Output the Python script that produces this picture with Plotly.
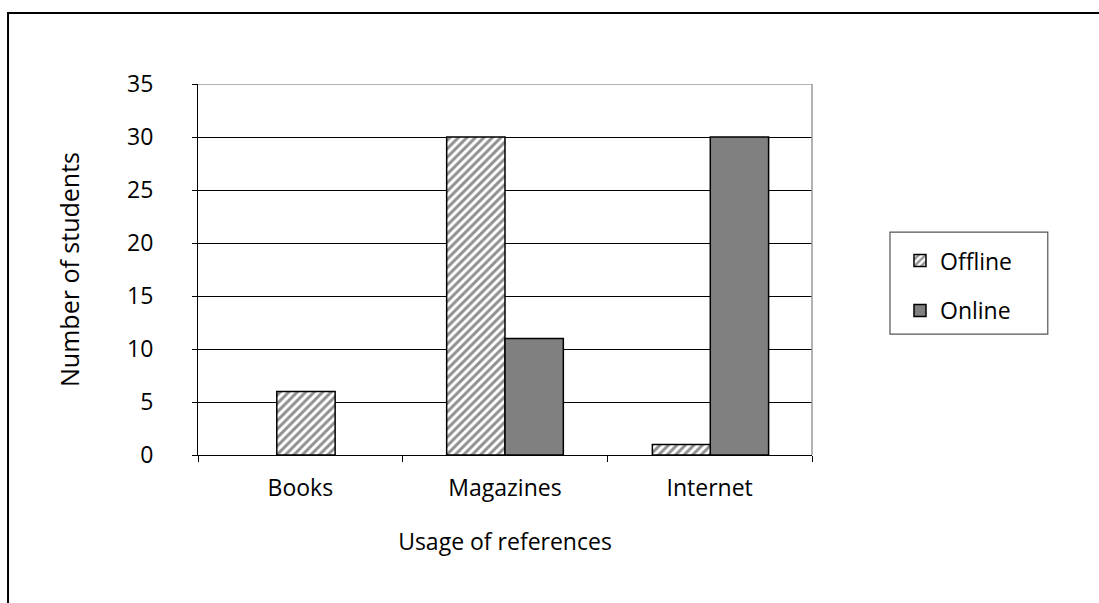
import plotly.graph_objects as go

categories = ["Books", "Magazines", "Internet"]
offline = [6, 30, 1]
online = [None, 11, 30]
y_ticks = [0, 5, 10, 15, 20, 25, 30, 35]

FONT = "Open Sans"
BAR_W = 0.285

fig = go.Figure()
fig.add_trace(go.Bar(
    name="Offline", x=categories, y=offline,
    width=BAR_W, offset=[-0.115, -0.285, -0.28],
    marker=dict(color="white",
                line=dict(color="black", width=1.5),
                pattern=dict(shape="/", size=6, solidity=0.5,
                             fgcolor="#222222", bgcolor="white")),
    legendgroup="a",
))
fig.add_trace(go.Bar(
    name="Online", x=categories, y=online,
    width=BAR_W, offset=[0.0, 0.0, 0.003],
    marker=dict(color="#808080", line=dict(color="black", width=1.5)),
    legendgroup="b",
))

fig.update_layout(
    width=1099, height=603,
    margin=dict(l=198, r=287, t=84, b=148, pad=0),
    paper_bgcolor="white", plot_bgcolor="white",
    barmode="overlay",
    font=dict(family=FONT, size=23, color="black"),
    showlegend=True,
    legend=dict(
        x=1.1433, y=0.582, xanchor="left", yanchor="top",
        borderwidth=0, bgcolor="rgba(0,0,0,0)",
        font=dict(family=FONT, size=23, color="black"),
        traceorder="grouped", tracegroupgap=17,
        itemwidth=30,
    ),
    xaxis=dict(
        type="category", tickson="boundaries",
        ticks="outside", ticklen=6, tickcolor="black", tickwidth=1,
        showline=True, linecolor="black", linewidth=1.2,
        showgrid=False, zeroline=False,
        ticklabelstandoff=12,
        title=dict(text="Usage of references", standoff=32,
                   font=dict(family=FONT, size=23)),
        range=[-0.5, 2.5],
    ),
    yaxis=dict(
        range=[0, 35], tickvals=y_ticks,
        ticks="outside", ticklen=5, tickcolor="black", tickwidth=1,
        showline=True, linecolor="black", linewidth=1.2,
        showgrid=True, gridcolor="black", gridwidth=1,
        zeroline=False,
        ticklabelstandoff=34,
        title=dict(text="Number of students", standoff=40,
                   font=dict(family=FONT, size=25)),
    ),
)

# plot-area top and right edges (gray)
fig.add_shape(type="line", xref="paper", yref="y", x0=0, x1=1, y0=35, y1=35,
              line=dict(color="#9a9a9a", width=1.5), layer="above")
fig.add_shape(type="line", xref="paper", yref="paper", x0=1, x1=1, y0=0, y1=1,
              line=dict(color="#9a9a9a", width=1.5), layer="above")
# legend frame
fig.add_shape(type="rect", xref="paper", yref="paper",
              x0=1.127, x1=1.384, y0=0.326, y1=0.601,
              line=dict(color="#555555", width=1.2), layer="above")
# outer chart frame
fig.add_shape(type="rect", xref="paper", yref="paper",
              x0=-0.3094, x1=1.475, y0=-0.41, y1=1.1914,
              line=dict(color="black", width=2), layer="above")

fig.write_html("out.html")
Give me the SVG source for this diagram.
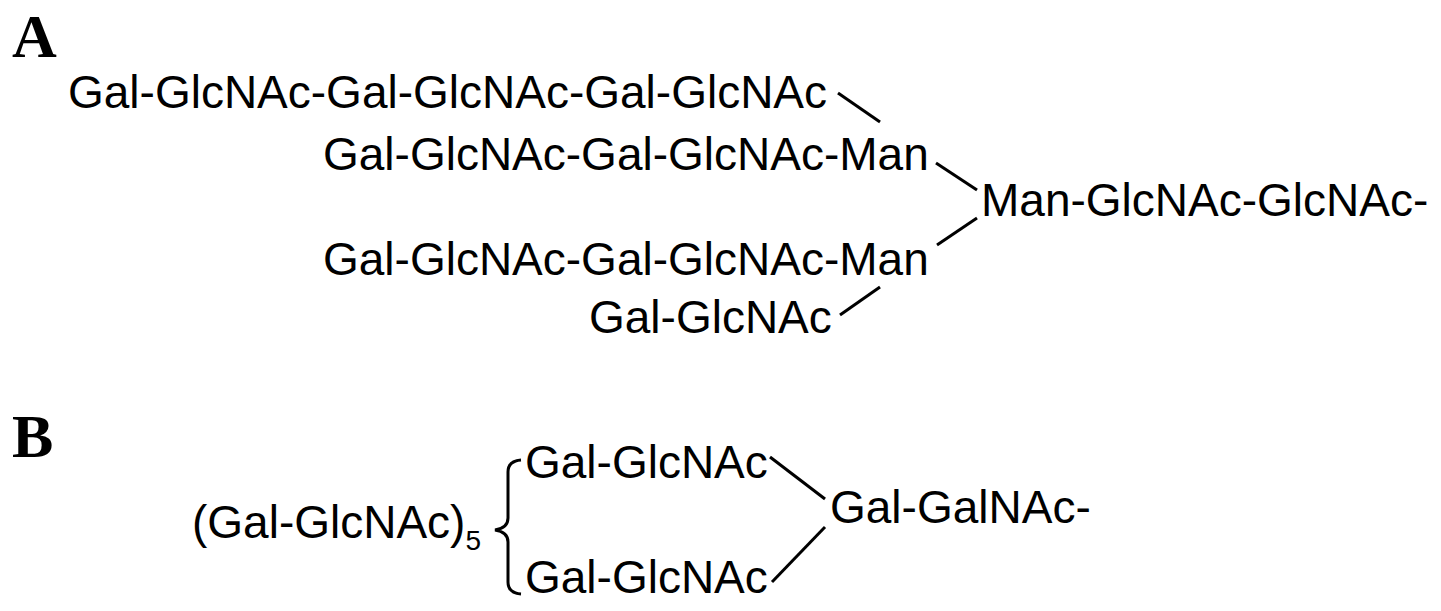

________________________

- WHAT THE TASK REQUIRES
Leave every image out, and retype the material exactly.

- RESULT OF THIS TASK
Output the Python script that produces this picture with Plotly.
import plotly.graph_objects as go

categories = ["Books", "Magazines", "Internet"]
offline = [6, 30, 1]
online = [None, 11, 30]
y_ticks = [0, 5, 10, 15, 20, 25, 30, 35]

FONT = "Open Sans"
BAR_W = 0.285

fig = go.Figure()
fig.add_trace(go.Bar(
    name="Offline", x=categories, y=offline,
    width=BAR_W, offset=[-0.115, -0.285, -0.28],
    marker=dict(color="white",
                line=dict(color="black", width=1.5),
                pattern=dict(shape="/", size=6, solidity=0.5,
                             fgcolor="#222222", bgcolor="white")),
    legendgroup="a",
))
fig.add_trace(go.Bar(
    name="Online", x=categories, y=online,
    width=BAR_W, offset=[0.0, 0.0, 0.003],
    marker=dict(color="#808080", line=dict(color="black", width=1.5)),
    legendgroup="b",
))

fig.update_layout(
    width=1099, height=603,
    margin=dict(l=198, r=287, t=84, b=148, pad=0),
    paper_bgcolor="white", plot_bgcolor="white",
    barmode="overlay",
    font=dict(family=FONT, size=23, color="black"),
    showlegend=True,
    legend=dict(
        x=1.1433, y=0.582, xanchor="left", yanchor="top",
        borderwidth=0, bgcolor="rgba(0,0,0,0)",
        font=dict(family=FONT, size=23, color="black"),
        traceorder="grouped", tracegroupgap=17,
        itemwidth=30,
    ),
    xaxis=dict(
        type="category", tickson="boundaries",
        ticks="outside", ticklen=6, tickcolor="black", tickwidth=1,
        showline=True, linecolor="black", linewidth=1.2,
        showgrid=False, zeroline=False,
        ticklabelstandoff=12,
        title=dict(text="Usage of references", standoff=32,
                   font=dict(family=FONT, size=23)),
        range=[-0.5, 2.5],
    ),
    yaxis=dict(
        range=[0, 35], tickvals=y_ticks,
        ticks="outside", ticklen=5, tickcolor="black", tickwidth=1,
        showline=True, linecolor="black", linewidth=1.2,
        showgrid=True, gridcolor="black", gridwidth=1,
        zeroline=False,
        ticklabelstandoff=34,
        title=dict(text="Number of students", standoff=40,
                   font=dict(family=FONT, size=25)),
    ),
)

# plot-area top and right edges (gray)
fig.add_shape(type="line", xref="paper", yref="y", x0=0, x1=1, y0=35, y1=35,
              line=dict(color="#9a9a9a", width=1.5), layer="above")
fig.add_shape(type="line", xref="paper", yref="paper", x0=1, x1=1, y0=0, y1=1,
              line=dict(color="#9a9a9a", width=1.5), layer="above")
# legend frame
fig.add_shape(type="rect", xref="paper", yref="paper",
              x0=1.127, x1=1.384, y0=0.326, y1=0.601,
              line=dict(color="#555555", width=1.2), layer="above")
# outer chart frame
fig.add_shape(type="rect", xref="paper", yref="paper",
              x0=-0.3094, x1=1.475, y0=-0.41, y1=1.1914,
              line=dict(color="black", width=2), layer="above")

fig.write_html("out.html")
Give me the SVG source for this diagram.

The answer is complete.